Guidelines provided by the Office of the President immediately after the meeting stated that the long-term goals of the policy are: “to strengthen Taiwan’s economic, technological and cultural links with Southeast Asia, South Asia, Australia and New Zealand so as to promote the sharing of resources, talent and markets… The guidelines for the New Southbound Policy also state that the Office of the President and all related government agencies should develop their own protocols, comprehensive programs and flagship projects for the initiative. They also note that the central government should build mechanisms for negotiating and communicating with the Legislative Yuan and local governments in order to ensure the integration and effective use of associated resources.” (http://taiwantoday.tw/ct.asp?xItem=247068&ctNode=2175) In naming former Foreign Minister James Huang ((黃志芳)) to head up a New Southbound Policy task force within the presidential office, President Tsai underscored the critical importance which is attached to this policy. (http://focustaiwan.tw/news/aipl/201606080032.aspx)
Taiwan also invested $400 million in Vietnam in the first quarter of this year, making it the third-largest source of foreign investment in that nation, according to statistics provided by the Vietnamese Ministry of Planning and Investment. (http://www.taipeitimes.com/News/biz/archives/2016/03/29/2003642657 ) As a result of all of this economic activity with this Southeast Asian neighbor, Vietnamese migrant brides to Taiwan have been naturally increasing among the large and growing immigrant community in Taiwan of over half a million people. Eighty-five percent of the foreign brides in Taiwan who come from Southeast Asian countries are, in fact, from Vietnam. The Vietnamese have, as a result, become the largest non-Chinese immigrant group in Taiwan. (https://en.wikipedia.org/wiki/Vietnamese_migrant_brides_in_Taiwan)
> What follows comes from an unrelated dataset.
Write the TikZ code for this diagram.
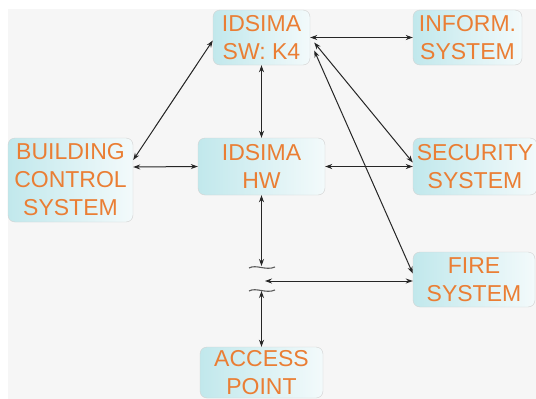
\documentclass[tikz,border=0pt]{standalone}
\usepackage{fontspec}
\setmainfont{Liberation Sans}
\usetikzlibrary{arrows.meta}
\definecolor{boxtext}{RGB}{234,126,52}
\definecolor{boxleft}{RGB}{193,232,236}
\definecolor{boxright}{RGB}{243,250,251}
\definecolor{paper}{RGB}{246,246,246}

\begin{document}
\begin{tikzpicture}[x=1pt, y=-1pt,
    box/.style={draw=gray!35, rounded corners=7pt, left color=boxleft, right color=boxright,
      text=boxtext, align=center, inner sep=0pt, font=\fontsize{23}{28}\selectfont},
    link/.style={{Stealth[length=7pt,width=5pt]}-{Stealth[length=7pt,width=5pt]},
      draw=black!85, line width=1pt},
    cut/.style={draw=black!65, line width=1.1pt}]
    \useasboundingbox (0,0) rectangle (536,399);
    \fill[paper] (8,9) rectangle (536,399);

    % boxes
    \node[box, minimum width=97pt, minimum height=55pt] (sw) at (261.5,37.5) {IDSIMA\\SW: K4};
    \node[box, minimum width=109pt, minimum height=55pt] (inform) at (467.5,37.5) {INFORM.\\SYSTEM};
    \node[box, minimum width=125pt, minimum height=84pt] (bcs) at (70.5,180) {BUILDING\\CONTROL\\SYSTEM};
    \node[box, minimum width=127pt, minimum height=57pt] (hw) at (261.5,166.5) {IDSIMA\\HW};
    \node[box, minimum width=124pt, minimum height=57pt] (security) at (475,166.5) {SECURITY\\SYSTEM};
    \node[box, minimum width=122pt, minimum height=55pt] (fire) at (474,279.5) {FIRE\\SYSTEM};
    \node[box, minimum width=123pt, minimum height=51pt] (access) at (261.5,372.5) {ACCESS\\POINT};

    % break in the line to the access point
    \coordinate (cut top) at (261.5,266);
    \coordinate (cut bot) at (261.5,291);
    \coordinate (cut mid) at (265,281);
    \draw[cut] (249,268) .. controls (256,264) and (266,271) .. (275,267);
    \draw[cut] (249,291) .. controls (256,287) and (266,294) .. (275,290);

    % links
    \draw[link] ([yshift=-3pt]sw.west) -- ([yshift=20pt]bcs.east);
    \draw[link] (sw.east) -- (inform.west);
    \draw[link] (sw.south) -- (hw.north);
    \draw[link] ([xshift=4pt,yshift=-5pt]sw.east) -- ([yshift=4pt]security.west);
    \draw[link] ([xshift=4pt,yshift=-13pt]sw.east) -- ([yshift=6pt]fire.west);
    \draw[link] ([yshift=13pt]bcs.east) -- (hw.west);
    \draw[link] (hw.east) -- (security.west);
    \draw[link] (hw.south) -- (cut top);
    \draw[link] (cut bot) -- (access.north);
    \draw[link] (cut mid) -- ([yshift=-1.5pt]fire.west);
\end{tikzpicture}
\end{document}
The Taiwanese perceive the New Southbound Policy as being a natural complement to their American partner’s “rebalance” to Asia. Former Assistant Secretary of State for East Asian and Pacific Affairs, Kurt Campbell, in his newly released book, “The Pivot: The Future of American Statecraft in Asia,” sees the linkage with Taiwan in this way: “The American partnership with Taiwan advances U.S. economic and security interests, is rooted in shared values, and will have a big impact on the way American partners and allies view the United States across Asia.” In other words, an enhanced economic and people-to-people role for Taiwan in ASEAN, in India and other South Asian countries, and with Australia and New Zealand, is a clear win-win for both Taipei and Washington. The New Southbound Policy promises, therefore, to become an essential element in Taiwan’s close, ongoing partnership with the United States in Asia. It is especially complimentary to President Obama’s U.S.-ASEAN Connect framework, announced at the U.S.-ASEAN Leaders’ Summit in Sunnylands last February, designed to “better coordinate U.S. economic engagement in the region and connect entrepreneurs, investors, and businesses.” (http://thediplomat.com/2016/02/obama-unveils-new-asean-economic-initiative-at-sunnylands-summit/) With a dead king in Thailand and a new Philippine president looking for new friends in Beijing and Moscow, America needs loyal friends out in the Asia-Pacific right now. Taiwan is certainly at the top of the list.